++++ SOURCE RECORDS
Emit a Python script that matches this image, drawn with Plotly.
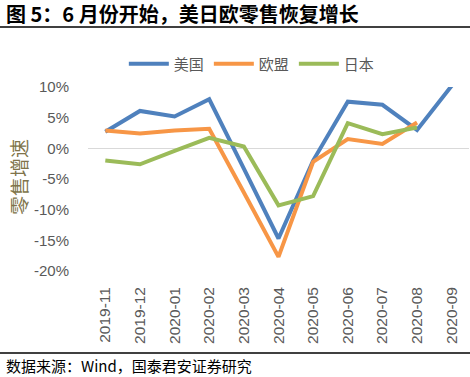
++++++++
++++ SOURCE RECORDS
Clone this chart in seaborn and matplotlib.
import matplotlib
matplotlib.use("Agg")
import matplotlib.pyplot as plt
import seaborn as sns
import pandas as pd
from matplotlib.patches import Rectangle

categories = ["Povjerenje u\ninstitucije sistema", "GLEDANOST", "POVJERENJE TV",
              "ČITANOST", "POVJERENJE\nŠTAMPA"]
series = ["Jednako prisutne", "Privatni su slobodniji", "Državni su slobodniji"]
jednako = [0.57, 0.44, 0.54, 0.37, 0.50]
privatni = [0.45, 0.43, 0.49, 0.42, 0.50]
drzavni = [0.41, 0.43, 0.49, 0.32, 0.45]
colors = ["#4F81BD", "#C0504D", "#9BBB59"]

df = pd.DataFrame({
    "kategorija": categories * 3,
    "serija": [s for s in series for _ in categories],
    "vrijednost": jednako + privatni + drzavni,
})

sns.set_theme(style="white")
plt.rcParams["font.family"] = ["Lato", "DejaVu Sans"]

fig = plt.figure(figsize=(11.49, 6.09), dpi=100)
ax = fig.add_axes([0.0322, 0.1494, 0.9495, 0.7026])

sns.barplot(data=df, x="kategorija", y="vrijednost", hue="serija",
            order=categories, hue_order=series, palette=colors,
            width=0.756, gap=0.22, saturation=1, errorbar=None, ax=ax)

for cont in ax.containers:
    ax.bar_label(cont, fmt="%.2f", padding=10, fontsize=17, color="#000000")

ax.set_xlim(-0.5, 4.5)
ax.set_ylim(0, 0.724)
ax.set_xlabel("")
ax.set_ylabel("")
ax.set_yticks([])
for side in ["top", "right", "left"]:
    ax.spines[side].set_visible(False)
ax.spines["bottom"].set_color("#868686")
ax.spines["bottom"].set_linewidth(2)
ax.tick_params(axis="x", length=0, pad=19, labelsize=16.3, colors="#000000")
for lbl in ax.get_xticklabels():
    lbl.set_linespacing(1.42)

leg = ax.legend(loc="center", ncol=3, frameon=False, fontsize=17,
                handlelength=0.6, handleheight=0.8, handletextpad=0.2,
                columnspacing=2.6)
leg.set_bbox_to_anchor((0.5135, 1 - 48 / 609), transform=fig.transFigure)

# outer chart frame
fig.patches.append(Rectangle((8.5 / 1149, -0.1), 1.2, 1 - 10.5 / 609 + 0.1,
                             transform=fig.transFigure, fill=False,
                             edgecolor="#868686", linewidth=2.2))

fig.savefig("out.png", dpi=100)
++++++++
++++ SOURCE RECORDS
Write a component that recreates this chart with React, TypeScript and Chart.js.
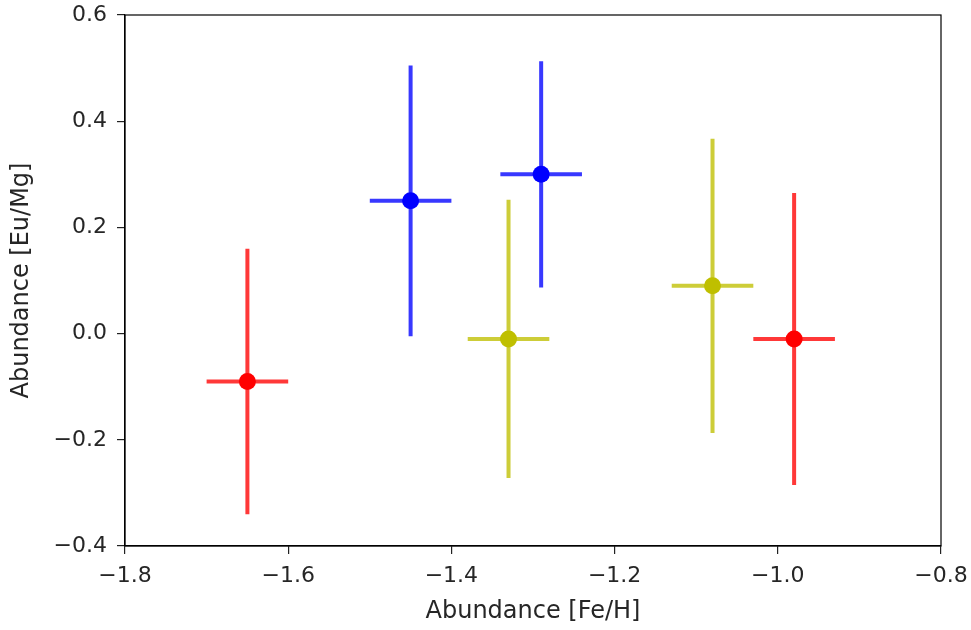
++++++++
### STATED GOAL
Exactly and exclusively, reproduce the lines that start at the line containing "Clone this chart in seaborn and matplotlib." and end at the line containing "lbl.set_linespacing(1.42)", inclusive of both.

### COMPLETE ANSWER
Clone this chart in seaborn and matplotlib.
import matplotlib
matplotlib.use("Agg")
import matplotlib.pyplot as plt
import seaborn as sns
import pandas as pd
from matplotlib.patches import Rectangle

categories = ["Povjerenje u\ninstitucije sistema", "GLEDANOST", "POVJERENJE TV",
              "ČITANOST", "POVJERENJE\nŠTAMPA"]
series = ["Jednako prisutne", "Privatni su slobodniji", "Državni su slobodniji"]
jednako = [0.57, 0.44, 0.54, 0.37, 0.50]
privatni = [0.45, 0.43, 0.49, 0.42, 0.50]
drzavni = [0.41, 0.43, 0.49, 0.32, 0.45]
colors = ["#4F81BD", "#C0504D", "#9BBB59"]

df = pd.DataFrame({
    "kategorija": categories * 3,
    "serija": [s for s in series for _ in categories],
    "vrijednost": jednako + privatni + drzavni,
})

sns.set_theme(style="white")
plt.rcParams["font.family"] = ["Lato", "DejaVu Sans"]

fig = plt.figure(figsize=(11.49, 6.09), dpi=100)
ax = fig.add_axes([0.0322, 0.1494, 0.9495, 0.7026])

sns.barplot(data=df, x="kategorija", y="vrijednost", hue="serija",
            order=categories, hue_order=series, palette=colors,
            width=0.756, gap=0.22, saturation=1, errorbar=None, ax=ax)

for cont in ax.containers:
    ax.bar_label(cont, fmt="%.2f", padding=10, fontsize=17, color="#000000")

ax.set_xlim(-0.5, 4.5)
ax.set_ylim(0, 0.724)
ax.set_xlabel("")
ax.set_ylabel("")
ax.set_yticks([])
for side in ["top", "right", "left"]:
    ax.spines[side].set_visible(False)
ax.spines["bottom"].set_color("#868686")
ax.spines["bottom"].set_linewidth(2)
ax.tick_params(axis="x", length=0, pad=19, labelsize=16.3, colors="#000000")
for lbl in ax.get_xticklabels():
    lbl.set_linespacing(1.42)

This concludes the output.